**Exercise requirements:** Go through the material and write it all out exactly, minus the pictures.

**Given information:**
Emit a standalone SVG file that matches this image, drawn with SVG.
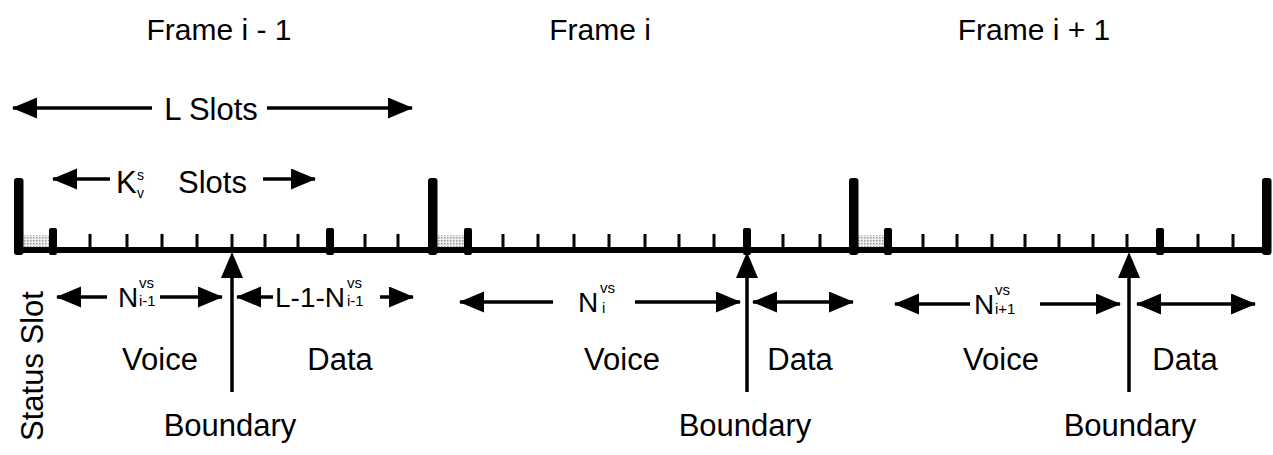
<svg xmlns="http://www.w3.org/2000/svg" width="1273" height="455" viewBox="0 0 1273 455">
<style>
text{font-family:"Liberation Sans",Arial,sans-serif;fill:#000}
.t{font-size:31px}
.h{font-size:30px}
.s{font-size:15px}
.k{font-size:14px}
.n{font-size:28px}
.ar{stroke:#000;stroke-width:3.5;fill:none}
.bar{fill:#000}
</style>
<defs>
<marker id="ah" markerUnits="userSpaceOnUse" markerWidth="27" markerHeight="22" refX="24" refY="10.5" orient="auto">
<path d="M0,0 L25,10.5 L0,21 Z" fill="#000"/>
</marker>
<pattern id="dots" width="3" height="3" patternUnits="userSpaceOnUse">
<rect width="3" height="3" fill="#eee"/>
<rect width="1.5" height="1.5" fill="#999"/>
</pattern>
</defs>
<rect width="1273" height="455" fill="#fff"/>

<g id="titles">
<text class="h" x="219" y="40" text-anchor="middle">Frame i - 1</text>
<text class="h" x="600" y="40" text-anchor="middle">Frame i</text>
<text class="h" x="1034" y="40" text-anchor="middle">Frame i + 1</text>
</g>

<g id="axis">
<rect x="20" y="235" width="30" height="12" fill="url(#dots)"/>
<rect x="436" y="235" width="28" height="12" fill="url(#dots)"/>
<rect x="857" y="235" width="28" height="12" fill="url(#dots)"/>
<rect x="15" y="247" width="1255" height="6" class="bar"/>
<g id="frame-bars">
<rect x="14" y="178" width="9.5" height="77" rx="3" class="bar"/>
<rect x="428" y="178" width="9.5" height="77" rx="3" class="bar"/>
<rect x="849" y="178" width="9.5" height="77" rx="3" class="bar"/>
<rect x="1262" y="178" width="9.5" height="77" rx="3" class="bar"/>
</g>
<g id="slot-markers">
<rect x="49" y="228" width="8" height="27" rx="2" class="bar"/>
<rect x="326" y="228" width="8" height="27" rx="2" class="bar"/>
<rect x="464" y="228" width="8" height="27" rx="2" class="bar"/>
<rect x="743" y="228" width="8" height="27" rx="2" class="bar"/>
<rect x="884" y="228" width="8" height="27" rx="2" class="bar"/>
<rect x="1156" y="228" width="8" height="27" rx="2" class="bar"/>
</g>
<g id="ticks" stroke="#000" stroke-width="3">
<path d="M90,234V250M127,234V250M162,234V250M197,234V250M232,234V250M265,234V250M298,234V250M365,234V250M398,234V250"/>
<path d="M503,234V250M538,234V250M574,234V250M609,234V250M645,234V250M679,234V250M714,234V250M783,234V250M820,234V250"/>
<path d="M923,234V250M957,234V250M992,234V250M1025,234V250M1059,234V250M1093,234V250M1127,234V250M1198,234V250M1233,234V250"/>
</g>
</g>

<g id="connectors">
<path class="ar" d="M152,108H13" marker-end="url(#ah)"/>
<path class="ar" d="M267,108H412" marker-end="url(#ah)"/>
<path class="ar" d="M110,179H53" marker-end="url(#ah)"/>
<path class="ar" d="M263,179H315" marker-end="url(#ah)"/>
<path class="ar" d="M107,297H57" marker-end="url(#ah)"/>
<path class="ar" d="M160,297H222" marker-end="url(#ah)"/>
<path class="ar" d="M273,297H237" marker-end="url(#ah)"/>
<path class="ar" d="M380,297H413" marker-end="url(#ah)"/>
<path class="ar" d="M553,302H460" marker-end="url(#ah)"/>
<path class="ar" d="M635,302H740" marker-end="url(#ah)"/>
<path class="ar" d="M800,302H753" marker-end="url(#ah)"/>
<path class="ar" d="M800,302H853" marker-end="url(#ah)"/>
<path class="ar" d="M970,304H895" marker-end="url(#ah)"/>
<path class="ar" d="M1040,304H1120" marker-end="url(#ah)"/>
<path class="ar" d="M1195,304H1137" marker-end="url(#ah)"/>
<path class="ar" d="M1195,304H1255" marker-end="url(#ah)"/>
<g id="boundary-arrows">
<path class="ar" d="M232,392V272"/>
<path d="M232,252L243,278H221Z" class="bar"/>
<path class="ar" d="M747,392V272"/>
<path d="M747,252L758,278H736Z" class="bar"/>
<path class="ar" d="M1129,392V272"/>
<path d="M1129,252L1140,278H1118Z" class="bar"/>
</g>
</g>

<g id="l-slots">
<text class="t" x="211" y="120" text-anchor="middle">L Slots</text>
</g>
<g id="k-slots">
<text class="t" x="116" y="193">K</text>
<text class="k" x="137" y="180">s</text>
<text class="k" x="137" y="198">v</text>
<text class="t" x="178" y="193">Slots</text>
</g>

<g id="frame1-labels">
<text class="n" x="118" y="307">N</text>
<text class="s" x="139" y="288">vs</text>
<text class="s" x="139" y="306">i-1</text>
<text class="n" x="275" y="307">L-1-N</text>
<text class="s" x="347" y="288">vs</text>
<text class="s" x="347" y="306">i-1</text>
<text class="t" x="160" y="370" text-anchor="middle">Voice</text>
<text class="t" x="340" y="370" text-anchor="middle">Data</text>
<text class="t" x="230" y="436" text-anchor="middle">Boundary</text>
</g>
<g id="status-slot">
<text class="t" transform="translate(43,366) rotate(-90)" text-anchor="middle">Status Slot</text>
</g>

<g id="frame2-labels">
<text class="n" x="578" y="312">N</text>
<text class="s" x="600" y="293">vs</text>
<text class="s" x="602" y="313">i</text>
<text class="t" x="622" y="370" text-anchor="middle">Voice</text>
<text class="t" x="800" y="370" text-anchor="middle">Data</text>
<text class="t" x="745" y="436" text-anchor="middle">Boundary</text>
</g>

<g id="frame3-labels">
<text class="n" x="974" y="314">N</text>
<text class="s" x="995" y="295">vs</text>
<text class="s" x="995" y="314">i+1</text>
<text class="t" x="1001" y="370" text-anchor="middle">Voice</text>
<text class="t" x="1185" y="370" text-anchor="middle">Data</text>
<text class="t" x="1130" y="436" text-anchor="middle">Boundary</text>
</g>
</svg>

**Full answer:**
Emit a standalone SVG file that matches this image, drawn with SVG.
<svg xmlns="http://www.w3.org/2000/svg" width="1273" height="455" viewBox="0 0 1273 455">
<style>
text{font-family:"Liberation Sans",Arial,sans-serif;fill:#000}
.t{font-size:31px}
.h{font-size:30px}
.s{font-size:15px}
.k{font-size:14px}
.n{font-size:28px}
.ar{stroke:#000;stroke-width:3.5;fill:none}
.bar{fill:#000}
</style>
<defs>
<marker id="ah" markerUnits="userSpaceOnUse" markerWidth="27" markerHeight="22" refX="24" refY="10.5" orient="auto">
<path d="M0,0 L25,10.5 L0,21 Z" fill="#000"/>
</marker>
<pattern id="dots" width="3" height="3" patternUnits="userSpaceOnUse">
<rect width="3" height="3" fill="#eee"/>
<rect width="1.5" height="1.5" fill="#999"/>
</pattern>
</defs>
<rect width="1273" height="455" fill="#fff"/>

<g id="titles">
<text class="h" x="219" y="40" text-anchor="middle">Frame i - 1</text>
<text class="h" x="600" y="40" text-anchor="middle">Frame i</text>
<text class="h" x="1034" y="40" text-anchor="middle">Frame i + 1</text>
</g>

<g id="axis">
<rect x="20" y="235" width="30" height="12" fill="url(#dots)"/>
<rect x="436" y="235" width="28" height="12" fill="url(#dots)"/>
<rect x="857" y="235" width="28" height="12" fill="url(#dots)"/>
<rect x="15" y="247" width="1255" height="6" class="bar"/>
<g id="frame-bars">
<rect x="14" y="178" width="9.5" height="77" rx="3" class="bar"/>
<rect x="428" y="178" width="9.5" height="77" rx="3" class="bar"/>
<rect x="849" y="178" width="9.5" height="77" rx="3" class="bar"/>
<rect x="1262" y="178" width="9.5" height="77" rx="3" class="bar"/>
</g>
<g id="slot-markers">
<rect x="49" y="228" width="8" height="27" rx="2" class="bar"/>
<rect x="326" y="228" width="8" height="27" rx="2" class="bar"/>
<rect x="464" y="228" width="8" height="27" rx="2" class="bar"/>
<rect x="743" y="228" width="8" height="27" rx="2" class="bar"/>
<rect x="884" y="228" width="8" height="27" rx="2" class="bar"/>
<rect x="1156" y="228" width="8" height="27" rx="2" class="bar"/>
</g>
<g id="ticks" stroke="#000" stroke-width="3">
<path d="M90,234V250M127,234V250M162,234V250M197,234V250M232,234V250M265,234V250M298,234V250M365,234V250M398,234V250"/>
<path d="M503,234V250M538,234V250M574,234V250M609,234V250M645,234V250M679,234V250M714,234V250M783,234V250M820,234V250"/>
<path d="M923,234V250M957,234V250M992,234V250M1025,234V250M1059,234V250M1093,234V250M1127,234V250M1198,234V250M1233,234V250"/>
</g>
</g>

<g id="connectors">
<path class="ar" d="M152,108H13" marker-end="url(#ah)"/>
<path class="ar" d="M267,108H412" marker-end="url(#ah)"/>
<path class="ar" d="M110,179H53" marker-end="url(#ah)"/>
<path class="ar" d="M263,179H315" marker-end="url(#ah)"/>
<path class="ar" d="M107,297H57" marker-end="url(#ah)"/>
<path class="ar" d="M160,297H222" marker-end="url(#ah)"/>
<path class="ar" d="M273,297H237" marker-end="url(#ah)"/>
<path class="ar" d="M380,297H413" marker-end="url(#ah)"/>
<path class="ar" d="M553,302H460" marker-end="url(#ah)"/>
<path class="ar" d="M635,302H740" marker-end="url(#ah)"/>
<path class="ar" d="M800,302H753" marker-end="url(#ah)"/>
<path class="ar" d="M800,302H853" marker-end="url(#ah)"/>
<path class="ar" d="M970,304H895" marker-end="url(#ah)"/>
<path class="ar" d="M1040,304H1120" marker-end="url(#ah)"/>
<path class="ar" d="M1195,304H1137" marker-end="url(#ah)"/>
<path class="ar" d="M1195,304H1255" marker-end="url(#ah)"/>
<g id="boundary-arrows">
<path class="ar" d="M232,392V272"/>
<path d="M232,252L243,278H221Z" class="bar"/>
<path class="ar" d="M747,392V272"/>
<path d="M747,252L758,278H736Z" class="bar"/>
<path class="ar" d="M1129,392V272"/>
<path d="M1129,252L1140,278H1118Z" class="bar"/>
</g>
</g>

<g id="l-slots">
<text class="t" x="211" y="120" text-anchor="middle">L Slots</text>
</g>
<g id="k-slots">
<text class="t" x="116" y="193">K</text>
<text class="k" x="137" y="180">s</text>
<text class="k" x="137" y="198">v</text>
<text class="t" x="178" y="193">Slots</text>
</g>

<g id="frame1-labels">
<text class="n" x="118" y="307">N</text>
<text class="s" x="139" y="288">vs</text>
<text class="s" x="139" y="306">i-1</text>
<text class="n" x="275" y="307">L-1-N</text>
<text class="s" x="347" y="288">vs</text>
<text class="s" x="347" y="306">i-1</text>
<text class="t" x="160" y="370" text-anchor="middle">Voice</text>
<text class="t" x="340" y="370" text-anchor="middle">Data</text>
<text class="t" x="230" y="436" text-anchor="middle">Boundary</text>
</g>
<g id="status-slot">
<text class="t" transform="translate(43,366) rotate(-90)" text-anchor="middle">Status Slot</text>
</g>

<g id="frame2-labels">
<text class="n" x="578" y="312">N</text>
<text class="s" x="600" y="293">vs</text>
<text class="s" x="602" y="313">i</text>
<text class="t" x="622" y="370" text-anchor="middle">Voice</text>
<text class="t" x="800" y="370" text-anchor="middle">Data</text>
<text class="t" x="745" y="436" text-anchor="middle">Boundary</text>
</g>

<g id="frame3-labels">
<text class="n" x="974" y="314">N</text>
<text class="s" x="995" y="295">vs</text>
<text class="s" x="995" y="314">i+1</text>
<text class="t" x="1001" y="370" text-anchor="middle">Voice</text>
<text class="t" x="1185" y="370" text-anchor="middle">Data</text>
<text class="t" x="1130" y="436" text-anchor="middle">Boundary</text>
</g>
</svg>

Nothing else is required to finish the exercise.